[Math] Prove that a function is bijective and show that G is a group

Question

Let $a\in\mathbb{R}^∗$ and $b\in \mathbb{R}$. Consider the function $f_{a,b} \in \operatorname{Fun}(\mathbb{R},\mathbb{R})$ given by $f_{a,b}(x)= ax + b$.

a) Show that $f_{a,b}$ is a bijection, and find its inverse function.

b) Let $G$ be the set of functions $\{f_{a,b}|a \in \mathbb{R}^∗
, b \in \mathbb{R}\}$. Show that $G$ is a group, where the group operation is composition of functions. (Thus $G$ is a subgroup of $\operatorname{Bij}(\mathbb{R}, \mathbb{R})$.)

My attempt to solve part a:

Let $x_1, x_2 \in \mathbb{R}$ and assume $x_1 \ne x_2$. Then $f_{a,b}(x_1) = ax_1+b$ and $f_{a,b}(x_2) = ax_2+b$. Thus $f_{a,b}(x_1) \ne f_{a,b}(x_2)$ and hence, $f_{a,b}$ is injective.

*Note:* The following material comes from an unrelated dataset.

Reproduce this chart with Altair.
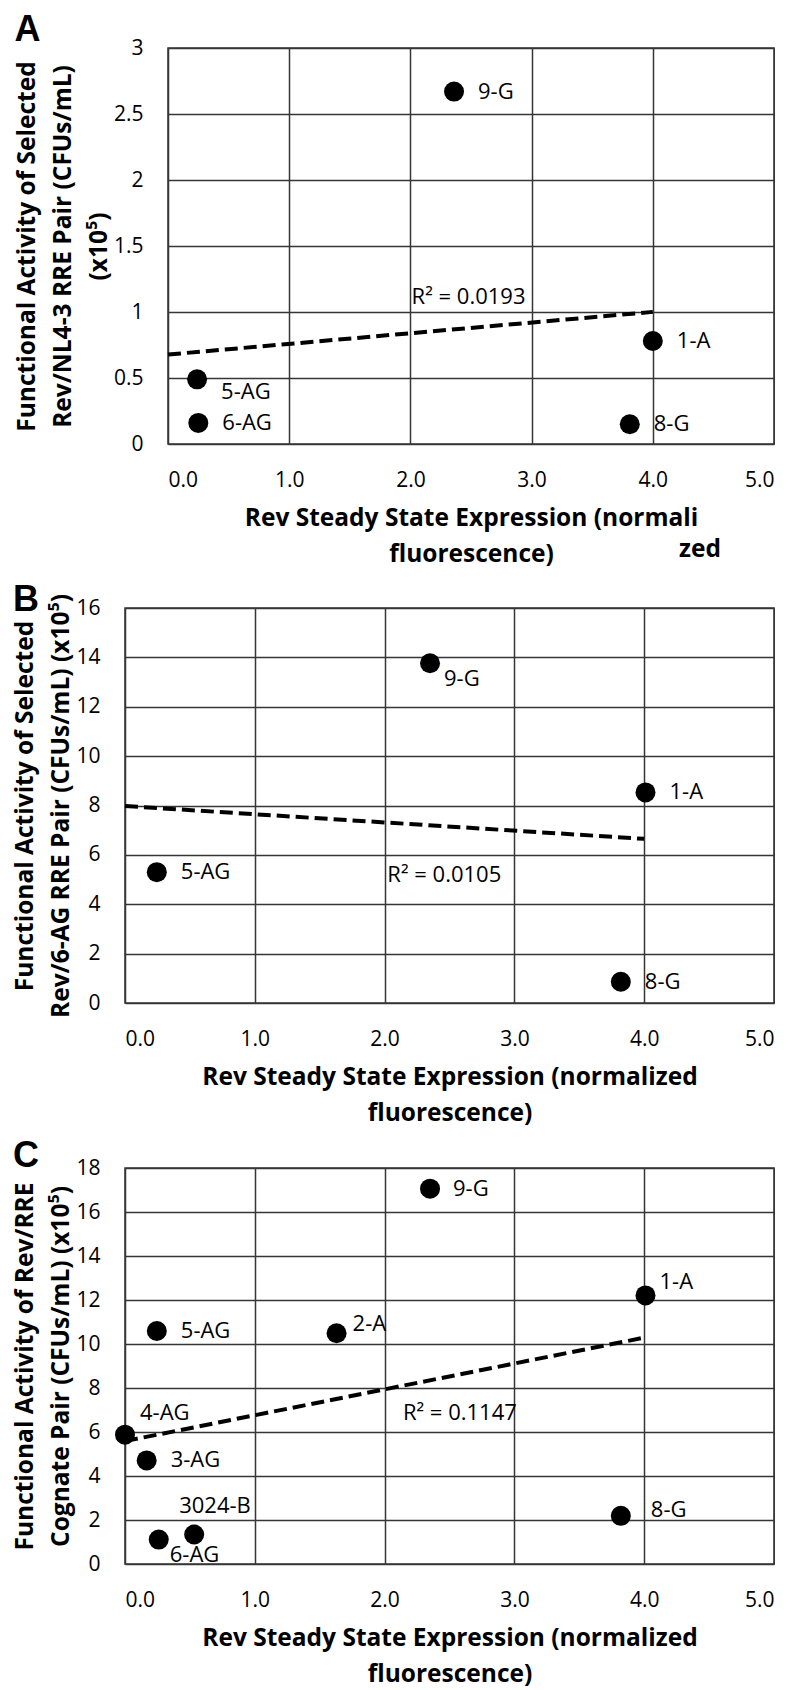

Since $a\in \mathbb{R}^∗$ and $b\in \mathbb{R}$, then $ax+b\in \mathbb{R}$ and thus $f_{a,b}(x)=ax + b\in \mathbb{R}$ and since it is a mapping from $\mathbb{R}$ to $\mathbb{R}$ then $f_{a,b}(\mathbb{R})=\mathbb{R}$ which means that $f_{a,b}$ is surjective.

Therefore, $f_{a,b}$ is at a time injective and surjective which means it is bijective.

It's inverse function:
$$f_{a,b}^{-1}(x)=\frac{x-b}{a}$$

Could you please check if I made any mistake in the proof and please give some insights on how to solve part b? thank you!

Answer 1

Your proof of injectivity is ok, but for me it is not that obvious why $f_{a, b} (x_1) \neq f_{a,b} (x_2)$. Your surjectivity proof is wrong. Here is my version:

Injectivity: Let $ax_1 + b = a x_2 + b$. Then $ax_1 = a x_2$ and since $a \neq 0$, it follows $x_1 = x_2$.

Surjectivity: Let $z \in \mathbb{R}$. Choose $x_0 = \frac{z - b}{a}$. Then $f(x_0) = z$. This holds for every $z$, so $f$ is surjective.

So $f$ is bijective. The inverse map is

$$f^{-1} : \mathbb{R} \longrightarrow \mathbb{R},\ x \longmapsto \frac{x - b}{a}.$$

Note that if you show $f \circ f^{-1} = f^{-1} \circ f = \mathrm{id}$ at the beginning, you are already done.

For proving that $G$ is a group, you have to show that

• $G$ is stable under composition.
• Composition is associative, i. e., $f \circ (g \circ h) = (f \circ g) \circ h$.
• In $G$ exists a neutral element $e$ such that $f \circ e = e \circ f = f$.
• Every $f \in G$ has an inverse element $g \in G$, i. e., $f \circ g = g \circ f = e$. Note that you therefore should use what you have shown before.

I show you the first one and let the rest for you. So let $f_1, f_2 \in G$ with $f_1(x) = ax + b, \ f_2(x) = cx + d$ with $a,b, c, d \in \mathbb{R}$ and $a, c \neq 0$. Then

$$f_1 \circ f_2 (x) = f_1 (f_2(x)) = f_1(cx + d) = a (cx + d) + b = acx + ad + b = \lambda x + \mu \in G, $$

with $\lambda = ac$ and $\mu = ad + b$.